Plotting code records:

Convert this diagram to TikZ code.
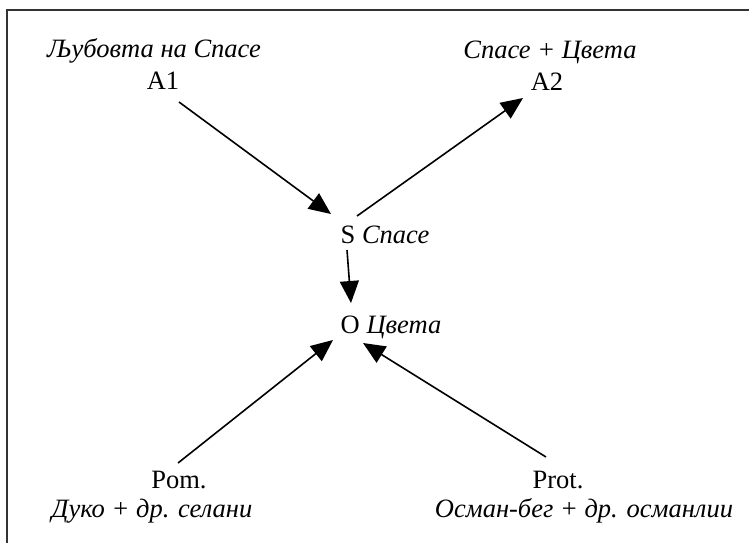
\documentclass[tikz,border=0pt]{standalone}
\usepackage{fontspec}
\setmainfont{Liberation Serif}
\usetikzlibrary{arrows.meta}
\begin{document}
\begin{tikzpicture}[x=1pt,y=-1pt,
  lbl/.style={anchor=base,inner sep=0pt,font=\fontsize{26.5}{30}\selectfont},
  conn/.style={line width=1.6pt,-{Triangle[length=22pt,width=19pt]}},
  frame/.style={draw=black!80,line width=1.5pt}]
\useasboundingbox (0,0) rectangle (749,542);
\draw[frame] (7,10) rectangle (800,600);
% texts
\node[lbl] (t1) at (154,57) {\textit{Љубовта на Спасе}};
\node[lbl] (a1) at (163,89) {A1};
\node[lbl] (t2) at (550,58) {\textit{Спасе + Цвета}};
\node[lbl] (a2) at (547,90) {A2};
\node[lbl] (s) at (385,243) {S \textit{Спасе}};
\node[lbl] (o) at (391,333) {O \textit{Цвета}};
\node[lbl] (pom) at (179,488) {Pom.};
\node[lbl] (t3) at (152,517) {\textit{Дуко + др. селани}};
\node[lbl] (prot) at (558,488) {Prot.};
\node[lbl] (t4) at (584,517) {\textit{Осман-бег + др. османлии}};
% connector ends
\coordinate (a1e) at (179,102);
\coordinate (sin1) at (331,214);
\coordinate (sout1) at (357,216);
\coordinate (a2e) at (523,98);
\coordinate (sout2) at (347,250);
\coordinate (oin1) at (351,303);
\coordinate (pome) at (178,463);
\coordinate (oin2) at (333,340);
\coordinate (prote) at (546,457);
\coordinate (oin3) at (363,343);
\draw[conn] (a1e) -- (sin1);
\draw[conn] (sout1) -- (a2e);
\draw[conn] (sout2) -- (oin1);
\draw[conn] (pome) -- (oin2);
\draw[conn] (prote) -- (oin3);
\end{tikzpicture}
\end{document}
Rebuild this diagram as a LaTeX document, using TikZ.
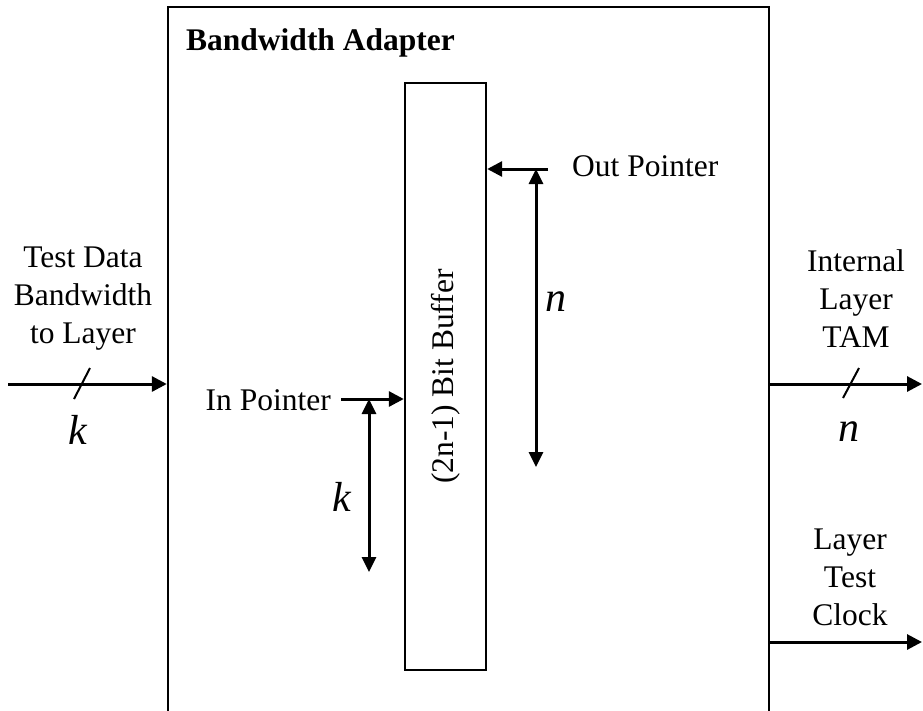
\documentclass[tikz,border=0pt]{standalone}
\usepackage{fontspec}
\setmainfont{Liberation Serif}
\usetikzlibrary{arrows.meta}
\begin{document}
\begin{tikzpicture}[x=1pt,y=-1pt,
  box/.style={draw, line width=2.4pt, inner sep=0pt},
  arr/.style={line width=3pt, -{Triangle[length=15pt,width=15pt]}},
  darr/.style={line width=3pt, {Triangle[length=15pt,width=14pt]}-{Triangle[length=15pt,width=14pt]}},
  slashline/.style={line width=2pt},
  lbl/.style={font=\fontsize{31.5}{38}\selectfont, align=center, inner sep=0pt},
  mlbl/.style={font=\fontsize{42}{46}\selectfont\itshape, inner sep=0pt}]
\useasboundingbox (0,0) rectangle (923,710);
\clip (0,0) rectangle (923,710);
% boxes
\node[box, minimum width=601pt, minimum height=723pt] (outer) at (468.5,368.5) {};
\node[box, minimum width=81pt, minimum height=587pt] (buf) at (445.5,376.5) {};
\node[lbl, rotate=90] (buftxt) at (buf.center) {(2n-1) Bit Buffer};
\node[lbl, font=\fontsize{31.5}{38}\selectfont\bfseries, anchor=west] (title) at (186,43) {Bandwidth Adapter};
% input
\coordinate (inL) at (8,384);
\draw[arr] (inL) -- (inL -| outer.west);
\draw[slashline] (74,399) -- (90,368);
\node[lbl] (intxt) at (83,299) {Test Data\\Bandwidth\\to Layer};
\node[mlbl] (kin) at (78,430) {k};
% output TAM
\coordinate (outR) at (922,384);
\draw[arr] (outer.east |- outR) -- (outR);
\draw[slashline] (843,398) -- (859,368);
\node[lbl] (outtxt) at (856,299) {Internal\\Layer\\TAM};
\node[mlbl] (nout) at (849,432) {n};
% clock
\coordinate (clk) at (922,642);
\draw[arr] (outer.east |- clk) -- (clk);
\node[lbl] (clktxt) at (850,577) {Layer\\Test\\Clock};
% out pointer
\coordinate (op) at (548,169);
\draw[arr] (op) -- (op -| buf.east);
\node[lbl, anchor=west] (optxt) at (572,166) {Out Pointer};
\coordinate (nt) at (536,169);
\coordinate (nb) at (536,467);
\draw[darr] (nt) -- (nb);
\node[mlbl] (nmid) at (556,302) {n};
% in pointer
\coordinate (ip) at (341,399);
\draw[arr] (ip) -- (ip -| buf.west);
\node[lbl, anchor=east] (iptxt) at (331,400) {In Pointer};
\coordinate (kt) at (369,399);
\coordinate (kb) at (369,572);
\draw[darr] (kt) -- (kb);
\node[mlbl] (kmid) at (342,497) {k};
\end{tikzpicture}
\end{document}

Exercise task: Please write out all of the material above without changing a word, and omit any pictures.

Output of the task:
Convert this diagram to TikZ code.
\documentclass[tikz,border=0pt]{standalone}
\usepackage{fontspec}
\setmainfont{Liberation Serif}
\usetikzlibrary{arrows.meta}
\begin{document}
\begin{tikzpicture}[x=1pt,y=-1pt,
  lbl/.style={anchor=base,inner sep=0pt,font=\fontsize{26.5}{30}\selectfont},
  conn/.style={line width=1.6pt,-{Triangle[length=22pt,width=19pt]}},
  frame/.style={draw=black!80,line width=1.5pt}]
\useasboundingbox (0,0) rectangle (749,542);
\draw[frame] (7,10) rectangle (800,600);
% texts
\node[lbl] (t1) at (154,57) {\textit{Љубовта на Спасе}};
\node[lbl] (a1) at (163,89) {A1};
\node[lbl] (t2) at (550,58) {\textit{Спасе + Цвета}};
\node[lbl] (a2) at (547,90) {A2};
\node[lbl] (s) at (385,243) {S \textit{Спасе}};
\node[lbl] (o) at (391,333) {O \textit{Цвета}};
\node[lbl] (pom) at (179,488) {Pom.};
\node[lbl] (t3) at (152,517) {\textit{Дуко + др. селани}};
\node[lbl] (prot) at (558,488) {Prot.};
\node[lbl] (t4) at (584,517) {\textit{Осман-бег + др. османлии}};
% connector ends
\coordinate (a1e) at (179,102);
\coordinate (sin1) at (331,214);
\coordinate (sout1) at (357,216);
\coordinate (a2e) at (523,98);
\coordinate (sout2) at (347,250);
\coordinate (oin1) at (351,303);
\coordinate (pome) at (178,463);
\coordinate (oin2) at (333,340);
\coordinate (prote) at (546,457);
\coordinate (oin3) at (363,343);
\draw[conn] (a1e) -- (sin1);
\draw[conn] (sout1) -- (a2e);
\draw[conn] (sout2) -- (oin1);
\draw[conn] (pome) -- (oin2);
\draw[conn] (prote) -- (oin3);
\end{tikzpicture}
\end{document}
Rebuild this diagram as a LaTeX document, using TikZ.
\documentclass[tikz,border=0pt]{standalone}
\usepackage{fontspec}
\setmainfont{Liberation Serif}
\usetikzlibrary{arrows.meta}
\begin{document}
\begin{tikzpicture}[x=1pt,y=-1pt,
  box/.style={draw, line width=2.4pt, inner sep=0pt},
  arr/.style={line width=3pt, -{Triangle[length=15pt,width=15pt]}},
  darr/.style={line width=3pt, {Triangle[length=15pt,width=14pt]}-{Triangle[length=15pt,width=14pt]}},
  slashline/.style={line width=2pt},
  lbl/.style={font=\fontsize{31.5}{38}\selectfont, align=center, inner sep=0pt},
  mlbl/.style={font=\fontsize{42}{46}\selectfont\itshape, inner sep=0pt}]
\useasboundingbox (0,0) rectangle (923,710);
\clip (0,0) rectangle (923,710);
% boxes
\node[box, minimum width=601pt, minimum height=723pt] (outer) at (468.5,368.5) {};
\node[box, minimum width=81pt, minimum height=587pt] (buf) at (445.5,376.5) {};
\node[lbl, rotate=90] (buftxt) at (buf.center) {(2n-1) Bit Buffer};
\node[lbl, font=\fontsize{31.5}{38}\selectfont\bfseries, anchor=west] (title) at (186,43) {Bandwidth Adapter};
% input
\coordinate (inL) at (8,384);
\draw[arr] (inL) -- (inL -| outer.west);
\draw[slashline] (74,399) -- (90,368);
\node[lbl] (intxt) at (83,299) {Test Data\\Bandwidth\\to Layer};
\node[mlbl] (kin) at (78,430) {k};
% output TAM
\coordinate (outR) at (922,384);
\draw[arr] (outer.east |- outR) -- (outR);
\draw[slashline] (843,398) -- (859,368);
\node[lbl] (outtxt) at (856,299) {Internal\\Layer\\TAM};
\node[mlbl] (nout) at (849,432) {n};
% clock
\coordinate (clk) at (922,642);
\draw[arr] (outer.east |- clk) -- (clk);
\node[lbl] (clktxt) at (850,577) {Layer\\Test\\Clock};
% out pointer
\coordinate (op) at (548,169);
\draw[arr] (op) -- (op -| buf.east);
\node[lbl, anchor=west] (optxt) at (572,166) {Out Pointer};
\coordinate (nt) at (536,169);
\coordinate (nb) at (536,467);
\draw[darr] (nt) -- (nb);
\node[mlbl] (nmid) at (556,302) {n};
% in pointer
\coordinate (ip) at (341,399);
\draw[arr] (ip) -- (ip -| buf.west);
\node[lbl, anchor=east] (iptxt) at (331,400) {In Pointer};
\coordinate (kt) at (369,399);
\coordinate (kb) at (369,572);
\draw[darr] (kt) -- (kb);
\node[mlbl] (kmid) at (342,497) {k};
\end{tikzpicture}
\end{document}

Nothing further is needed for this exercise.